### AIM
Strip the pictures and reproduce the rest of the listing exactly.

-- START OF SUPPLIED DATA --

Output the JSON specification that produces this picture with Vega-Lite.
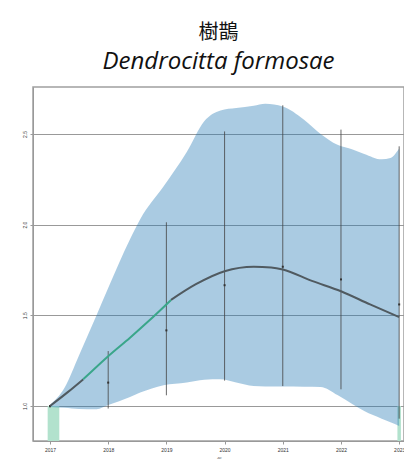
{
  "$schema": "https://vega.github.io/schema/vega-lite/v6.json",
  "autosize": "none",
  "width": 371,
  "height": 354,
  "padding": {"left": 33, "top": 87, "right": 0, "bottom": 18},
  "title": {
    "text": "樹鵲",
    "subtitle": "Dendrocitta formosae",
    "anchor": "middle",
    "font": "Noto Sans CJK TC",
    "fontSize": 20,
    "fontWeight": "normal",
    "color": "#111111",
    "subtitleFont": "Open Sans",
    "subtitleFontSize": 24,
    "subtitleFontStyle": "italic",
    "subtitleColor": "#111111",
    "subtitlePadding": 7,
    "offset": 13
  },
  "config": {
    "view": {"stroke": "#a0a0a0", "strokeWidth": 1.5},
    "axis": {"labelFontSize": 5, "labelColor": "#333333", "domainColor": "#999999", "tickColor": "#999999", "tickSize": 3, "titleFontSize": 5, "titleColor": "#999999"}
  },
  "datasets": {
    "band": [
      {"year": 2017.0, "lo": 0.995, "hi": 1.005},
      {"year": 2017.25, "lo": 0.99, "hi": 1.1},
      {"year": 2017.5, "lo": 0.983, "hi": 1.28},
      {"year": 2017.8, "lo": 0.982, "hi": 1.5},
      {"year": 2018.0, "lo": 1.005, "hi": 1.65},
      {"year": 2018.375, "lo": 1.05, "hi": 1.92},
      {"year": 2018.55, "lo": 1.074, "hi": 2.03},
      {"year": 2018.95, "lo": 1.115, "hi": 2.21},
      {"year": 2019.35, "lo": 1.13, "hi": 2.4},
      {"year": 2019.65, "lo": 1.145, "hi": 2.57},
      {"year": 2019.93, "lo": 1.147, "hi": 2.63},
      {"year": 2020.2, "lo": 1.13, "hi": 2.643},
      {"year": 2020.5, "lo": 1.11, "hi": 2.655},
      {"year": 2020.7, "lo": 1.108, "hi": 2.667},
      {"year": 2021.0, "lo": 1.107, "hi": 2.652},
      {"year": 2021.36, "lo": 1.106, "hi": 2.58},
      {"year": 2021.65, "lo": 1.105, "hi": 2.5},
      {"year": 2021.94, "lo": 1.06, "hi": 2.44},
      {"year": 2022.2, "lo": 1.01, "hi": 2.414},
      {"year": 2022.4, "lo": 0.972, "hi": 2.39},
      {"year": 2022.7, "lo": 0.93, "hi": 2.36},
      {"year": 2022.85, "lo": 0.91, "hi": 2.368},
      {"year": 2023.0, "lo": 0.89, "hi": 2.42}
    ],
    "trend": [
      {"year": 2017.0, "index": 1.0, "seg": "ns", "part": "a"},
      {"year": 2017.3, "index": 1.075, "seg": "ns", "part": "a"},
      {"year": 2017.57, "index": 1.147, "seg": "ns", "part": "a"},
      {"year": 2017.57, "index": 1.147, "seg": "sig", "part": "b"},
      {"year": 2018.0, "index": 1.275, "seg": "sig", "part": "b"},
      {"year": 2018.375, "index": 1.377, "seg": "sig", "part": "b"},
      {"year": 2018.7, "index": 1.47, "seg": "sig", "part": "b"},
      {"year": 2019.08, "index": 1.585, "seg": "sig", "part": "b"},
      {"year": 2019.08, "index": 1.585, "seg": "ns", "part": "c"},
      {"year": 2019.5, "index": 1.67, "seg": "ns", "part": "c"},
      {"year": 2020.0, "index": 1.743, "seg": "ns", "part": "c"},
      {"year": 2020.5, "index": 1.768, "seg": "ns", "part": "c"},
      {"year": 2020.8, "index": 1.764, "seg": "ns", "part": "c"},
      {"year": 2021.0, "index": 1.753, "seg": "ns", "part": "c"},
      {"year": 2021.5, "index": 1.69, "seg": "ns", "part": "c"},
      {"year": 2022.0, "index": 1.633, "seg": "ns", "part": "c"},
      {"year": 2022.5, "index": 1.56, "seg": "ns", "part": "c"},
      {"year": 2023.0, "index": 1.49, "seg": "ns", "part": "c"}
    ],
    "obs": [
      {"year": 2017, "index": 1.0, "lo": 0.99, "hi": 1.005},
      {"year": 2018, "index": 1.129, "lo": 0.986, "hi": 1.303},
      {"year": 2019, "index": 1.417, "lo": 1.059, "hi": 2.013},
      {"year": 2020, "index": 1.666, "lo": 1.14, "hi": 2.514},
      {"year": 2021, "index": 1.768, "lo": 1.11, "hi": 2.658},
      {"year": 2022, "index": 1.698, "lo": 1.092, "hi": 2.524},
      {"year": 2023, "index": 1.56, "lo": 0.93, "hi": 2.432}
    ],
    "sig": [
      {"start": 2016.96, "end": 2017.16, "top": 1.0, "bottom": 0.807},
      {"start": 2022.97, "end": 2023.03, "top": 1.0, "bottom": 0.807}
    ]
  },
  "layer": [
    {
      "data": {"name": "sig"},
      "mark": {"type": "rect", "color": "#b2e2cd", "clip": true},
      "encoding": {
        "x": {"field": "start", "type": "quantitative", "scale": {"domain": [2016.708, 2023.083], "nice": false, "zero": false},
              "axis": {"values": [2017, 2018, 2019, 2020, 2021, 2022, 2023], "format": "d", "grid": false, "title": "年", "titlePadding": 4, "labelPadding": 3}},
        "x2": {"field": "end"},
        "y": {"field": "top", "type": "quantitative", "scale": {"domain": [0.807, 2.759], "nice": false, "zero": false},
              "axis": {"values": [1.0, 1.5, 2.0, 2.5], "format": ".1f", "grid": true, "gridColor": "#999999", "gridWidth": 1, "labelAngle": -90, "labelAlign": "center", "labelBaseline": "bottom", "labelPadding": 3, "title": null}},
        "y2": {"field": "bottom"}
      }
    },
    {
      "data": {"name": "band"},
      "mark": {"type": "area", "color": "#1f77b4", "opacity": 0.38, "interpolate": "monotone"},
      "encoding": {
        "x": {"field": "year", "type": "quantitative"},
        "y": {"field": "lo", "type": "quantitative"},
        "y2": {"field": "hi"}
      }
    },
    {
      "data": {"name": "obs"},
      "mark": {"type": "rule", "color": "#444444", "strokeWidth": 1, "opacity": 0.8},
      "encoding": {
        "x": {"field": "year", "type": "quantitative"},
        "y": {"field": "lo", "type": "quantitative"},
        "y2": {"field": "hi"}
      }
    },
    {
      "data": {"name": "obs"},
      "mark": {"type": "square", "color": "#333333", "size": 4, "filled": true, "opacity": 1},
      "encoding": {
        "x": {"field": "year", "type": "quantitative"},
        "y": {"field": "index", "type": "quantitative"}
      }
    },
    {
      "data": {"name": "trend"},
      "mark": {"type": "line", "strokeWidth": 2, "interpolate": "monotone"},
      "encoding": {
        "x": {"field": "year", "type": "quantitative"},
        "y": {"field": "index", "type": "quantitative"},
        "color": {"field": "seg", "type": "nominal", "scale": {"domain": ["ns", "sig"], "range": ["#505a60", "#3aa68a"]}, "legend": null},
        "detail": {"field": "part"}
      }
    }
  ]
}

-- END OF SUPPLIED DATA --

### ANSWER TO THE PROBLEM
Output the JSON specification that produces this picture with Vega-Lite.
{
  "$schema": "https://vega.github.io/schema/vega-lite/v6.json",
  "autosize": "none",
  "width": 371,
  "height": 354,
  "padding": {"left": 33, "top": 87, "right": 0, "bottom": 18},
  "title": {
    "text": "樹鵲",
    "subtitle": "Dendrocitta formosae",
    "anchor": "middle",
    "font": "Noto Sans CJK TC",
    "fontSize": 20,
    "fontWeight": "normal",
    "color": "#111111",
    "subtitleFont": "Open Sans",
    "subtitleFontSize": 24,
    "subtitleFontStyle": "italic",
    "subtitleColor": "#111111",
    "subtitlePadding": 7,
    "offset": 13
  },
  "config": {
    "view": {"stroke": "#a0a0a0", "strokeWidth": 1.5},
    "axis": {"labelFontSize": 5, "labelColor": "#333333", "domainColor": "#999999", "tickColor": "#999999", "tickSize": 3, "titleFontSize": 5, "titleColor": "#999999"}
  },
  "datasets": {
    "band": [
      {"year": 2017.0, "lo": 0.995, "hi": 1.005},
      {"year": 2017.25, "lo": 0.99, "hi": 1.1},
      {"year": 2017.5, "lo": 0.983, "hi": 1.28},
      {"year": 2017.8, "lo": 0.982, "hi": 1.5},
      {"year": 2018.0, "lo": 1.005, "hi": 1.65},
      {"year": 2018.375, "lo": 1.05, "hi": 1.92},
      {"year": 2018.55, "lo": 1.074, "hi": 2.03},
      {"year": 2018.95, "lo": 1.115, "hi": 2.21},
      {"year": 2019.35, "lo": 1.13, "hi": 2.4},
      {"year": 2019.65, "lo": 1.145, "hi": 2.57},
      {"year": 2019.93, "lo": 1.147, "hi": 2.63},
      {"year": 2020.2, "lo": 1.13, "hi": 2.643},
      {"year": 2020.5, "lo": 1.11, "hi": 2.655},
      {"year": 2020.7, "lo": 1.108, "hi": 2.667},
      {"year": 2021.0, "lo": 1.107, "hi": 2.652},
      {"year": 2021.36, "lo": 1.106, "hi": 2.58},
      {"year": 2021.65, "lo": 1.105, "hi": 2.5},
      {"year": 2021.94, "lo": 1.06, "hi": 2.44},
      {"year": 2022.2, "lo": 1.01, "hi": 2.414},
      {"year": 2022.4, "lo": 0.972, "hi": 2.39},
      {"year": 2022.7, "lo": 0.93, "hi": 2.36},
      {"year": 2022.85, "lo": 0.91, "hi": 2.368},
      {"year": 2023.0, "lo": 0.89, "hi": 2.42}
    ],
    "trend": [
      {"year": 2017.0, "index": 1.0, "seg": "ns", "part": "a"},
      {"year": 2017.3, "index": 1.075, "seg": "ns", "part": "a"},
      {"year": 2017.57, "index": 1.147, "seg": "ns", "part": "a"},
      {"year": 2017.57, "index": 1.147, "seg": "sig", "part": "b"},
      {"year": 2018.0, "index": 1.275, "seg": "sig", "part": "b"},
      {"year": 2018.375, "index": 1.377, "seg": "sig", "part": "b"},
      {"year": 2018.7, "index": 1.47, "seg": "sig", "part": "b"},
      {"year": 2019.08, "index": 1.585, "seg": "sig", "part": "b"},
      {"year": 2019.08, "index": 1.585, "seg": "ns", "part": "c"},
      {"year": 2019.5, "index": 1.67, "seg": "ns", "part": "c"},
      {"year": 2020.0, "index": 1.743, "seg": "ns", "part": "c"},
      {"year": 2020.5, "index": 1.768, "seg": "ns", "part": "c"},
      {"year": 2020.8, "index": 1.764, "seg": "ns", "part": "c"},
      {"year": 2021.0, "index": 1.753, "seg": "ns", "part": "c"},
      {"year": 2021.5, "index": 1.69, "seg": "ns", "part": "c"},
      {"year": 2022.0, "index": 1.633, "seg": "ns", "part": "c"},
      {"year": 2022.5, "index": 1.56, "seg": "ns", "part": "c"},
      {"year": 2023.0, "index": 1.49, "seg": "ns", "part": "c"}
    ],
    "obs": [
      {"year": 2017, "index": 1.0, "lo": 0.99, "hi": 1.005},
      {"year": 2018, "index": 1.129, "lo": 0.986, "hi": 1.303},
      {"year": 2019, "index": 1.417, "lo": 1.059, "hi": 2.013},
      {"year": 2020, "index": 1.666, "lo": 1.14, "hi": 2.514},
      {"year": 2021, "index": 1.768, "lo": 1.11, "hi": 2.658},
      {"year": 2022, "index": 1.698, "lo": 1.092, "hi": 2.524},
      {"year": 2023, "index": 1.56, "lo": 0.93, "hi": 2.432}
    ],
    "sig": [
      {"start": 2016.96, "end": 2017.16, "top": 1.0, "bottom": 0.807},
      {"start": 2022.97, "end": 2023.03, "top": 1.0, "bottom": 0.807}
    ]
  },
  "layer": [
    {
      "data": {"name": "sig"},
      "mark": {"type": "rect", "color": "#b2e2cd", "clip": true},
      "encoding": {
        "x": {"field": "start", "type": "quantitative", "scale": {"domain": [2016.708, 2023.083], "nice": false, "zero": false},
              "axis": {"values": [2017, 2018, 2019, 2020, 2021, 2022, 2023], "format": "d", "grid": false, "title": "年", "titlePadding": 4, "labelPadding": 3}},
        "x2": {"field": "end"},
        "y": {"field": "top", "type": "quantitative", "scale": {"domain": [0.807, 2.759], "nice": false, "zero": false},
              "axis": {"values": [1.0, 1.5, 2.0, 2.5], "format": ".1f", "grid": true, "gridColor": "#999999", "gridWidth": 1, "labelAngle": -90, "labelAlign": "center", "labelBaseline": "bottom", "labelPadding": 3, "title": null}},
        "y2": {"field": "bottom"}
      }
    },
    {
      "data": {"name": "band"},
      "mark": {"type": "area", "color": "#1f77b4", "opacity": 0.38, "interpolate": "monotone"},
      "encoding": {
        "x": {"field": "year", "type": "quantitative"},
        "y": {"field": "lo", "type": "quantitative"},
        "y2": {"field": "hi"}
      }
    },
    {
      "data": {"name": "obs"},
      "mark": {"type": "rule", "color": "#444444", "strokeWidth": 1, "opacity": 0.8},
      "encoding": {
        "x": {"field": "year", "type": "quantitative"},
        "y": {"field": "lo", "type": "quantitative"},
        "y2": {"field": "hi"}
      }
    },
    {
      "data": {"name": "obs"},
      "mark": {"type": "square", "color": "#333333", "size": 4, "filled": true, "opacity": 1},
      "encoding": {
        "x": {"field": "year", "type": "quantitative"},
        "y": {"field": "index", "type": "quantitative"}
      }
    },
    {
      "data": {"name": "trend"},
      "mark": {"type": "line", "strokeWidth": 2, "interpolate": "monotone"},
      "encoding": {
        "x": {"field": "year", "type": "quantitative"},
        "y": {"field": "index", "type": "quantitative"},
        "color": {"field": "seg", "type": "nominal", "scale": {"domain": ["ns", "sig"], "range": ["#505a60", "#3aa68a"]}, "legend": null},
        "detail": {"field": "part"}
      }
    }
  ]
}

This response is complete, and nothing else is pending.